Transcribe the whole listing below without changing a word, but leave out every image.
──────── GIVEN DATA
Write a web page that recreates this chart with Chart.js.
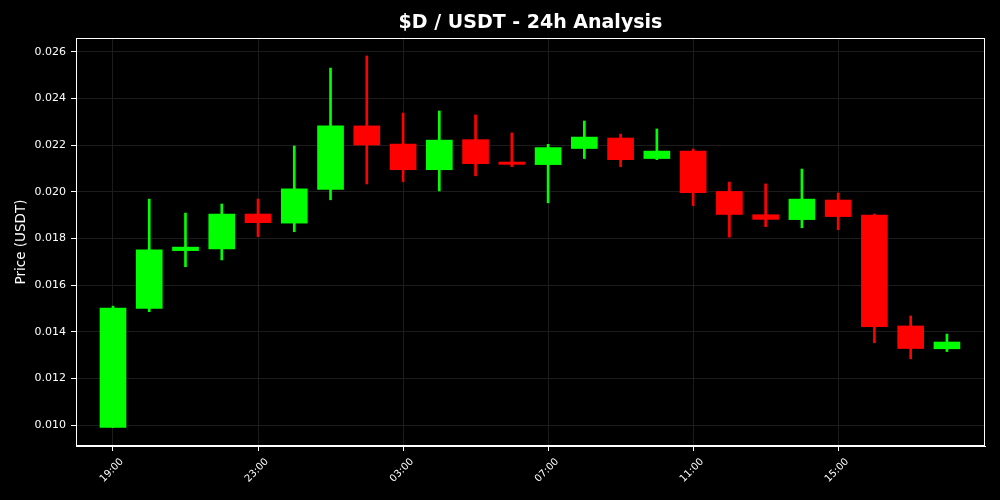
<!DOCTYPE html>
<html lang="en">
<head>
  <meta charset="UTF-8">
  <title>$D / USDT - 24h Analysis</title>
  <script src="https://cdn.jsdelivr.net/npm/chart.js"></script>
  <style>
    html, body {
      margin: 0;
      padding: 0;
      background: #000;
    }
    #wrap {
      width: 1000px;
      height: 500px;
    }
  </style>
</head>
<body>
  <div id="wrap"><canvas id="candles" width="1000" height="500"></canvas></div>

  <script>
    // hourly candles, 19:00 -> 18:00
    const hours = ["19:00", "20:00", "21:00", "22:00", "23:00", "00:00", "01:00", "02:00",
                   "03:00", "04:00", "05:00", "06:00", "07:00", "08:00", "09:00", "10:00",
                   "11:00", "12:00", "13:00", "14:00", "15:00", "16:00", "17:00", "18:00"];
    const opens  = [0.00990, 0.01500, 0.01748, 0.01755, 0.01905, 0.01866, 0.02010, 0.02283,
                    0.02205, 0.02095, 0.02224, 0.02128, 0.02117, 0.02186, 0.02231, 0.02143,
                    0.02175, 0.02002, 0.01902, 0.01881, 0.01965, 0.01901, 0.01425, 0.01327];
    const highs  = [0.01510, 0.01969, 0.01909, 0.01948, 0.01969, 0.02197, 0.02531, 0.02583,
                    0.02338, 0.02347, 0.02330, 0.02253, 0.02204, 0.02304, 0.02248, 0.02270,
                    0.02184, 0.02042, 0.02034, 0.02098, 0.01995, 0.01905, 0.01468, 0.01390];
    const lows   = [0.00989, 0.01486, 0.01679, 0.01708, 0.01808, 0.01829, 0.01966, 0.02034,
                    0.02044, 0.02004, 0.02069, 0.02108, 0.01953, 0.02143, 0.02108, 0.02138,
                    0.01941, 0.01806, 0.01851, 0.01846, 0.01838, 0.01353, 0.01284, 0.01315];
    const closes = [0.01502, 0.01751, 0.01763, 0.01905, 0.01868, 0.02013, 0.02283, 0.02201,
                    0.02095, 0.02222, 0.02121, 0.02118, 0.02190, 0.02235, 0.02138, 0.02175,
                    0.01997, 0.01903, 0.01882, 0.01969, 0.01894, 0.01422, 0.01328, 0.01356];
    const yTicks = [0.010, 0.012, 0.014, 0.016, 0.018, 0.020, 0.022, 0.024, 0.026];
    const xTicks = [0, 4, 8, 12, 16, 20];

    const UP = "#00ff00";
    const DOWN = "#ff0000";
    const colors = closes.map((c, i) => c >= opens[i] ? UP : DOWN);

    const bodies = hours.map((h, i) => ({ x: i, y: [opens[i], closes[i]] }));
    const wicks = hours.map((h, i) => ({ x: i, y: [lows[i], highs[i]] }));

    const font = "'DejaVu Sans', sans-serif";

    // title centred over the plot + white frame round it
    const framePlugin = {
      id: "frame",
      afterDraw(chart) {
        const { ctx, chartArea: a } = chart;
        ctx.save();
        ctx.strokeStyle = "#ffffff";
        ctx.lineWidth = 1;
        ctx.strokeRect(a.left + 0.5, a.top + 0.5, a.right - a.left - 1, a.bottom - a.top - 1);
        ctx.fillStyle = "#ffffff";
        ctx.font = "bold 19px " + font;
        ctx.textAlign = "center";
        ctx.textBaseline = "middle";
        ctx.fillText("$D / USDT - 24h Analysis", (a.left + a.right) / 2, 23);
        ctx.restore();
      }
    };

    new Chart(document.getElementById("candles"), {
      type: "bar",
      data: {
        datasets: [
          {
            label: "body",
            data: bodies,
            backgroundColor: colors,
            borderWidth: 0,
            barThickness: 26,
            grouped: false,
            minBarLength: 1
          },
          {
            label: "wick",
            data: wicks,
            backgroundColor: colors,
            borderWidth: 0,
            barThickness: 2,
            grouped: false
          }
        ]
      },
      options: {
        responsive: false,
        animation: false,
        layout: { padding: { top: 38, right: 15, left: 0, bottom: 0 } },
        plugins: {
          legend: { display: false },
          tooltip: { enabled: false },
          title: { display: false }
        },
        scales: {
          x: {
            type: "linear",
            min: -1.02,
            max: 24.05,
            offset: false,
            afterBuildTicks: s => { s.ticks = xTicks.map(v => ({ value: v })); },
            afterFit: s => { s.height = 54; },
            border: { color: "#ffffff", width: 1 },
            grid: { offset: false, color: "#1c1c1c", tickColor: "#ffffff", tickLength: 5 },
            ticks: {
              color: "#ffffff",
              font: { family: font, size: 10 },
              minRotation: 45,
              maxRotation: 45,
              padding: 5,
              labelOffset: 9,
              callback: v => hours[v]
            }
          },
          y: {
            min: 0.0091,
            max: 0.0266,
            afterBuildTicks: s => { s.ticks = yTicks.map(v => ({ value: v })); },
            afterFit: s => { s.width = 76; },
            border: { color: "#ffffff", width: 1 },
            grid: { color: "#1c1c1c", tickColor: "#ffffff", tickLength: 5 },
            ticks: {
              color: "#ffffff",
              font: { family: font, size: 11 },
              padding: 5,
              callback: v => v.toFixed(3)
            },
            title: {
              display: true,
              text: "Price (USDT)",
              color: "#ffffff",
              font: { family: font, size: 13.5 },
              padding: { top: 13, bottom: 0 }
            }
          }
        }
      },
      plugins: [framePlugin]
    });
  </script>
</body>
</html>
────────────────
**EXERCISE OUTPUT**
Write a web page that recreates this chart with Chart.js.
<!DOCTYPE html>
<html lang="en">
<head>
  <meta charset="UTF-8">
  <title>$D / USDT - 24h Analysis</title>
  <script src="https://cdn.jsdelivr.net/npm/chart.js"></script>
  <style>
    html, body {
      margin: 0;
      padding: 0;
      background: #000;
    }
    #wrap {
      width: 1000px;
      height: 500px;
    }
  </style>
</head>
<body>
  <div id="wrap"><canvas id="candles" width="1000" height="500"></canvas></div>

  <script>
    // hourly candles, 19:00 -> 18:00
    const hours = ["19:00", "20:00", "21:00", "22:00", "23:00", "00:00", "01:00", "02:00",
                   "03:00", "04:00", "05:00", "06:00", "07:00", "08:00", "09:00", "10:00",
                   "11:00", "12:00", "13:00", "14:00", "15:00", "16:00", "17:00", "18:00"];
    const opens  = [0.00990, 0.01500, 0.01748, 0.01755, 0.01905, 0.01866, 0.02010, 0.02283,
                    0.02205, 0.02095, 0.02224, 0.02128, 0.02117, 0.02186, 0.02231, 0.02143,
                    0.02175, 0.02002, 0.01902, 0.01881, 0.01965, 0.01901, 0.01425, 0.01327];
    const highs  = [0.01510, 0.01969, 0.01909, 0.01948, 0.01969, 0.02197, 0.02531, 0.02583,
                    0.02338, 0.02347, 0.02330, 0.02253, 0.02204, 0.02304, 0.02248, 0.02270,
                    0.02184, 0.02042, 0.02034, 0.02098, 0.01995, 0.01905, 0.01468, 0.01390];
    const lows   = [0.00989, 0.01486, 0.01679, 0.01708, 0.01808, 0.01829, 0.01966, 0.02034,
                    0.02044, 0.02004, 0.02069, 0.02108, 0.01953, 0.02143, 0.02108, 0.02138,
                    0.01941, 0.01806, 0.01851, 0.01846, 0.01838, 0.01353, 0.01284, 0.01315];
    const closes = [0.01502, 0.01751, 0.01763, 0.01905, 0.01868, 0.02013, 0.02283, 0.02201,
                    0.02095, 0.02222, 0.02121, 0.02118, 0.02190, 0.02235, 0.02138, 0.02175,
                    0.01997, 0.01903, 0.01882, 0.01969, 0.01894, 0.01422, 0.01328, 0.01356];
    const yTicks = [0.010, 0.012, 0.014, 0.016, 0.018, 0.020, 0.022, 0.024, 0.026];
    const xTicks = [0, 4, 8, 12, 16, 20];

    const UP = "#00ff00";
    const DOWN = "#ff0000";
    const colors = closes.map((c, i) => c >= opens[i] ? UP : DOWN);

    const bodies = hours.map((h, i) => ({ x: i, y: [opens[i], closes[i]] }));
    const wicks = hours.map((h, i) => ({ x: i, y: [lows[i], highs[i]] }));

    const font = "'DejaVu Sans', sans-serif";

    // title centred over the plot + white frame round it
    const framePlugin = {
      id: "frame",
      afterDraw(chart) {
        const { ctx, chartArea: a } = chart;
        ctx.save();
        ctx.strokeStyle = "#ffffff";
        ctx.lineWidth = 1;
        ctx.strokeRect(a.left + 0.5, a.top + 0.5, a.right - a.left - 1, a.bottom - a.top - 1);
        ctx.fillStyle = "#ffffff";
        ctx.font = "bold 19px " + font;
        ctx.textAlign = "center";
        ctx.textBaseline = "middle";
        ctx.fillText("$D / USDT - 24h Analysis", (a.left + a.right) / 2, 23);
        ctx.restore();
      }
    };

    new Chart(document.getElementById("candles"), {
      type: "bar",
      data: {
        datasets: [
          {
            label: "body",
            data: bodies,
            backgroundColor: colors,
            borderWidth: 0,
            barThickness: 26,
            grouped: false,
            minBarLength: 1
          },
          {
            label: "wick",
            data: wicks,
            backgroundColor: colors,
            borderWidth: 0,
            barThickness: 2,
            grouped: false
          }
        ]
      },
      options: {
        responsive: false,
        animation: false,
        layout: { padding: { top: 38, right: 15, left: 0, bottom: 0 } },
        plugins: {
          legend: { display: false },
          tooltip: { enabled: false },
          title: { display: false }
        },
        scales: {
          x: {
            type: "linear",
            min: -1.02,
            max: 24.05,
            offset: false,
            afterBuildTicks: s => { s.ticks = xTicks.map(v => ({ value: v })); },
            afterFit: s => { s.height = 54; },
            border: { color: "#ffffff", width: 1 },
            grid: { offset: false, color: "#1c1c1c", tickColor: "#ffffff", tickLength: 5 },
            ticks: {
              color: "#ffffff",
              font: { family: font, size: 10 },
              minRotation: 45,
              maxRotation: 45,
              padding: 5,
              labelOffset: 9,
              callback: v => hours[v]
            }
          },
          y: {
            min: 0.0091,
            max: 0.0266,
            afterBuildTicks: s => { s.ticks = yTicks.map(v => ({ value: v })); },
            afterFit: s => { s.width = 76; },
            border: { color: "#ffffff", width: 1 },
            grid: { color: "#1c1c1c", tickColor: "#ffffff", tickLength: 5 },
            ticks: {
              color: "#ffffff",
              font: { family: font, size: 11 },
              padding: 5,
              callback: v => v.toFixed(3)
            },
            title: {
              display: true,
              text: "Price (USDT)",
              color: "#ffffff",
              font: { family: font, size: 13.5 },
              padding: { top: 13, bottom: 0 }
            }
          }
        }
      },
      plugins: [framePlugin]
    });
  </script>
</body>
</html>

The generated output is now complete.